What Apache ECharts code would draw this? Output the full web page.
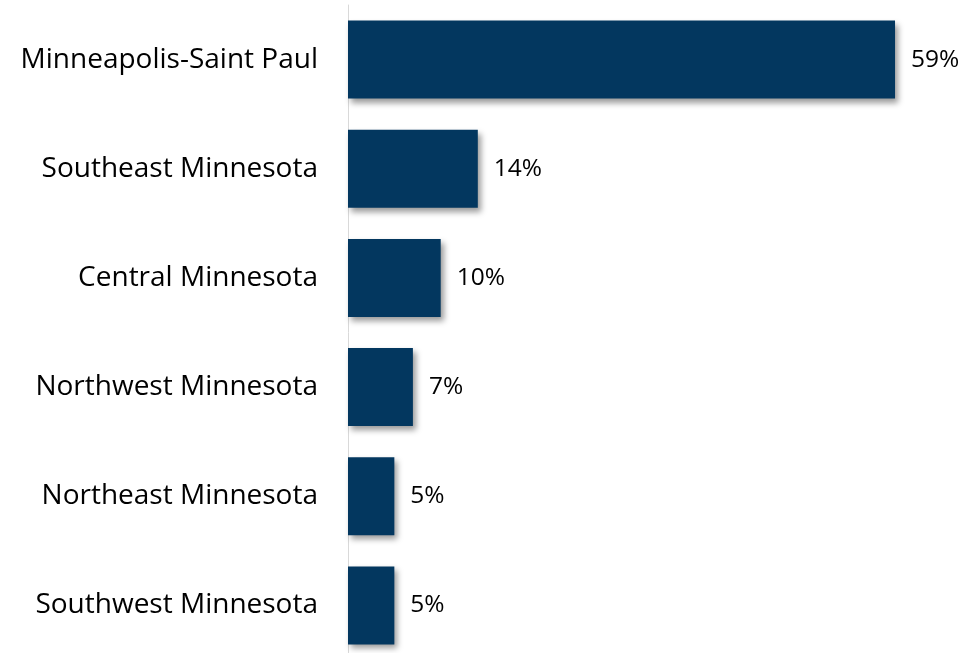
<!DOCTYPE html>
<html>
<head>
<meta charset="utf-8">
<script src="https://cdn.jsdelivr.net/npm/echarts@6/dist/echarts.min.js"></script>
<style>
  html, body { margin: 0; padding: 0; background: #fff; overflow: hidden; }
  #chart { width: 966px; height: 660px; }
</style>
</head>
<body>
<div id="chart"></div>
<script>
var regions = ['Minneapolis-Saint Paul', 'Southeast Minnesota', 'Central Minnesota',
  'Northwest Minnesota', 'Northeast Minnesota', 'Southwest Minnesota'];
var shares = [59, 14, 10, 7, 5, 5];

var myChart = echarts.init(document.getElementById('chart'));

var option = {
  animation: false,
  grid: {
    left: 348,
    right: 12,
    top: 5,
    bottom: 0
  },
  xAxis: {
    type: 'value',
    min: 0,
    max: 65.36,
    show: false
  },
  yAxis: {
    type: 'category',
    inverse: true,
    data: regions,
    axisLine: { show: true, lineStyle: { color: '#d9d9d9', width: 1 } },
    axisTick: { show: false },
    axisLabel: {
      margin: 30,
      fontFamily: 'Open Sans',
      fontSize: 28,
      color: '#000'
    }
  },
  series: [{
    type: 'bar',
    data: shares,
    barCategoryGap: '28.6%',
    itemStyle: {
      color: '#03375f',
      shadowColor: 'rgba(0,0,0,0.4)',
      shadowBlur: 6,
      shadowOffsetX: 3,
      shadowOffsetY: 4
    },
    label: {
      show: true,
      position: 'right',
      distance: 16,
      formatter: '{c}%',
      fontFamily: 'Open Sans',
      fontSize: 24.5,
      color: '#000'
    }
  }]
};

myChart.setOption(option);
</script>
</body>
</html>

--*--

Instruction: Each line of the data is to be duplicated exactly; pictures stay out of the copy.

Reply to the exercise:
What Apache ECharts code would draw this? Output the full web page.
<!DOCTYPE html>
<html>
<head>
<meta charset="utf-8">
<script src="https://cdn.jsdelivr.net/npm/echarts@6/dist/echarts.min.js"></script>
<style>
  html, body { margin: 0; padding: 0; background: #fff; overflow: hidden; }
  #chart { width: 966px; height: 660px; }
</style>
</head>
<body>
<div id="chart"></div>
<script>
var regions = ['Minneapolis-Saint Paul', 'Southeast Minnesota', 'Central Minnesota',
  'Northwest Minnesota', 'Northeast Minnesota', 'Southwest Minnesota'];
var shares = [59, 14, 10, 7, 5, 5];

var myChart = echarts.init(document.getElementById('chart'));

var option = {
  animation: false,
  grid: {
    left: 348,
    right: 12,
    top: 5,
    bottom: 0
  },
  xAxis: {
    type: 'value',
    min: 0,
    max: 65.36,
    show: false
  },
  yAxis: {
    type: 'category',
    inverse: true,
    data: regions,
    axisLine: { show: true, lineStyle: { color: '#d9d9d9', width: 1 } },
    axisTick: { show: false },
    axisLabel: {
      margin: 30,
      fontFamily: 'Open Sans',
      fontSize: 28,
      color: '#000'
    }
  },
  series: [{
    type: 'bar',
    data: shares,
    barCategoryGap: '28.6%',
    itemStyle: {
      color: '#03375f',
      shadowColor: 'rgba(0,0,0,0.4)',
      shadowBlur: 6,
      shadowOffsetX: 3,
      shadowOffsetY: 4
    },
    label: {
      show: true,
      position: 'right',
      distance: 16,
      formatter: '{c}%',
      fontFamily: 'Open Sans',
      fontSize: 24.5,
      color: '#000'
    }
  }]
};

myChart.setOption(option);
</script>
</body>
</html>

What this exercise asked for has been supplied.